** Start Material provided **

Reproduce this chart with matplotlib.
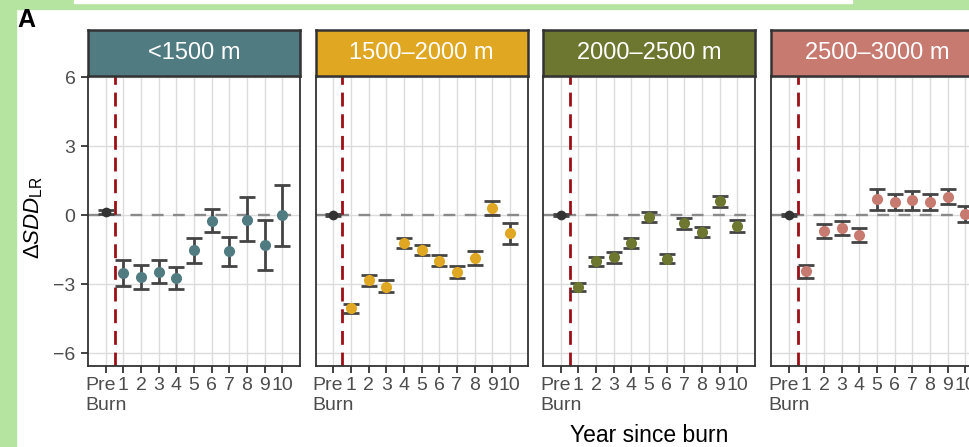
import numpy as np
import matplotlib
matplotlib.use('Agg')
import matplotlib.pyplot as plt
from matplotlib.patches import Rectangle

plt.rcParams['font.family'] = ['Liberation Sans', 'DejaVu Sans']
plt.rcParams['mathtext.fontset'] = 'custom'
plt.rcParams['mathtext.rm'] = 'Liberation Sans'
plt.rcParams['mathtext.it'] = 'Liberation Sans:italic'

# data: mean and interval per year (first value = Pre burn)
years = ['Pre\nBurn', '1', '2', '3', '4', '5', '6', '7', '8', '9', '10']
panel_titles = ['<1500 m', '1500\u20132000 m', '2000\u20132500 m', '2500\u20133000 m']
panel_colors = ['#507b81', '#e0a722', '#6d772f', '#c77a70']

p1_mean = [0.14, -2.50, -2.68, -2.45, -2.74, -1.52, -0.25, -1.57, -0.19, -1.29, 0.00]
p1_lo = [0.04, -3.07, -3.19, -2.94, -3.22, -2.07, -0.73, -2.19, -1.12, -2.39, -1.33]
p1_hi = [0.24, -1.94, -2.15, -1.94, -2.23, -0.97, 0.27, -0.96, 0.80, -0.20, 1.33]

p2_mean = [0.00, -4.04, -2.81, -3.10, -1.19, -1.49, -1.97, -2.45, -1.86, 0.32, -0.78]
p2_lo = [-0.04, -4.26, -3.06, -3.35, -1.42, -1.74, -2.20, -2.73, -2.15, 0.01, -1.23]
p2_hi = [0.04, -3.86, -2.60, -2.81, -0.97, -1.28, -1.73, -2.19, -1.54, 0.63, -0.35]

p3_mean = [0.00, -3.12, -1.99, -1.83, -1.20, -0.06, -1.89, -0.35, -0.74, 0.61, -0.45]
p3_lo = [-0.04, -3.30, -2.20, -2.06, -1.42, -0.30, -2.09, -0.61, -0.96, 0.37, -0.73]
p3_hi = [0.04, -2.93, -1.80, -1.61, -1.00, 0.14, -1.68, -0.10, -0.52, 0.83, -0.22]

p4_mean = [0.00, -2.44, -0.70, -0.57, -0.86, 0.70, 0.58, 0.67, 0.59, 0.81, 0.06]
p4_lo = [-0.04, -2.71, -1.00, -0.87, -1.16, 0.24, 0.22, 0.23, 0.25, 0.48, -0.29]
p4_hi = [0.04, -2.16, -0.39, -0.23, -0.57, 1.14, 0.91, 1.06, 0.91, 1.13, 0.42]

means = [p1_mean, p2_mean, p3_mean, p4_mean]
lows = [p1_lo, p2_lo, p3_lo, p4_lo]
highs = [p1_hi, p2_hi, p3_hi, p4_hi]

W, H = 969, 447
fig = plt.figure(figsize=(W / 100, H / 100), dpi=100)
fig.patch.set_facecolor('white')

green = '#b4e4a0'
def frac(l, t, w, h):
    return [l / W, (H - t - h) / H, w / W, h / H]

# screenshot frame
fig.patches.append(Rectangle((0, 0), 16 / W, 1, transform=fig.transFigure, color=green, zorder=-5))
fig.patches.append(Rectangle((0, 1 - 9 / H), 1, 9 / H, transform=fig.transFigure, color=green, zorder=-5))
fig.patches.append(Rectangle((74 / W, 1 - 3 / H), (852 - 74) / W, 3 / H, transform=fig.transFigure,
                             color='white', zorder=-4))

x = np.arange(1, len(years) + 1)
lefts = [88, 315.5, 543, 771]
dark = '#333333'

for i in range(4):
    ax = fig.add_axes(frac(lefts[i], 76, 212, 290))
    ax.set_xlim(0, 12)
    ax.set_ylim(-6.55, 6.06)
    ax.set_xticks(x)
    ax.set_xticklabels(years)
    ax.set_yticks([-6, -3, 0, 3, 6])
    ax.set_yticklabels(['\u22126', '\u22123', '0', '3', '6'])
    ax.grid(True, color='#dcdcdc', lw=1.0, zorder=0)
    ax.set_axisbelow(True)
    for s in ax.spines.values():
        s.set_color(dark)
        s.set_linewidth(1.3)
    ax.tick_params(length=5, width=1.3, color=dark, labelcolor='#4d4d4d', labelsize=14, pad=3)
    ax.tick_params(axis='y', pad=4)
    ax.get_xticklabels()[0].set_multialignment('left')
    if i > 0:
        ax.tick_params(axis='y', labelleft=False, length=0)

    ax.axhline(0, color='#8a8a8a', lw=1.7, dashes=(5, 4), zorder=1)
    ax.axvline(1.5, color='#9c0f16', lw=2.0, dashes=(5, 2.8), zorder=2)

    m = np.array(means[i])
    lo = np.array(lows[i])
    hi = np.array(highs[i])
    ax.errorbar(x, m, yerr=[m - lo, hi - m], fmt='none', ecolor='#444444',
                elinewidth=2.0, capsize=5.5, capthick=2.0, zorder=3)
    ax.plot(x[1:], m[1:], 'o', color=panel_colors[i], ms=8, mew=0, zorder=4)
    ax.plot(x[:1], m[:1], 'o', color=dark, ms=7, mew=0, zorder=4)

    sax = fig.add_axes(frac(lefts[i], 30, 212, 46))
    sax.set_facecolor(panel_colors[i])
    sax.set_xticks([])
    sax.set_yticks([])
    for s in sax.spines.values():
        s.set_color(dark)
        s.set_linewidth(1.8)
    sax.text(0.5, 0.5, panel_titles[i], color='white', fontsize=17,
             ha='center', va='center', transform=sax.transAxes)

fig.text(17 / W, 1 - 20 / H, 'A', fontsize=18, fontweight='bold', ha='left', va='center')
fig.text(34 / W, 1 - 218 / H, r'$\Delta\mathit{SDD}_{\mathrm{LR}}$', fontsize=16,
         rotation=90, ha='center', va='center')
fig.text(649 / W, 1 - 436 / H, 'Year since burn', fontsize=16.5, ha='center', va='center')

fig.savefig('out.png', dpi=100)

** End Material provided **

*Problem requirements:* Repeat only what lies between the start of the data and the end of the line containing "-1.54, 0.63, -0.35]", exactly, with pictures left out.

*Answer below:*
Reproduce this chart with matplotlib.
import numpy as np
import matplotlib
matplotlib.use('Agg')
import matplotlib.pyplot as plt
from matplotlib.patches import Rectangle

plt.rcParams['font.family'] = ['Liberation Sans', 'DejaVu Sans']
plt.rcParams['mathtext.fontset'] = 'custom'
plt.rcParams['mathtext.rm'] = 'Liberation Sans'
plt.rcParams['mathtext.it'] = 'Liberation Sans:italic'

# data: mean and interval per year (first value = Pre burn)
years = ['Pre\nBurn', '1', '2', '3', '4', '5', '6', '7', '8', '9', '10']
panel_titles = ['<1500 m', '1500\u20132000 m', '2000\u20132500 m', '2500\u20133000 m']
panel_colors = ['#507b81', '#e0a722', '#6d772f', '#c77a70']

p1_mean = [0.14, -2.50, -2.68, -2.45, -2.74, -1.52, -0.25, -1.57, -0.19, -1.29, 0.00]
p1_lo = [0.04, -3.07, -3.19, -2.94, -3.22, -2.07, -0.73, -2.19, -1.12, -2.39, -1.33]
p1_hi = [0.24, -1.94, -2.15, -1.94, -2.23, -0.97, 0.27, -0.96, 0.80, -0.20, 1.33]

p2_mean = [0.00, -4.04, -2.81, -3.10, -1.19, -1.49, -1.97, -2.45, -1.86, 0.32, -0.78]
p2_lo = [-0.04, -4.26, -3.06, -3.35, -1.42, -1.74, -2.20, -2.73, -2.15, 0.01, -1.23]
p2_hi = [0.04, -3.86, -2.60, -2.81, -0.97, -1.28, -1.73, -2.19, -1.54, 0.63, -0.35]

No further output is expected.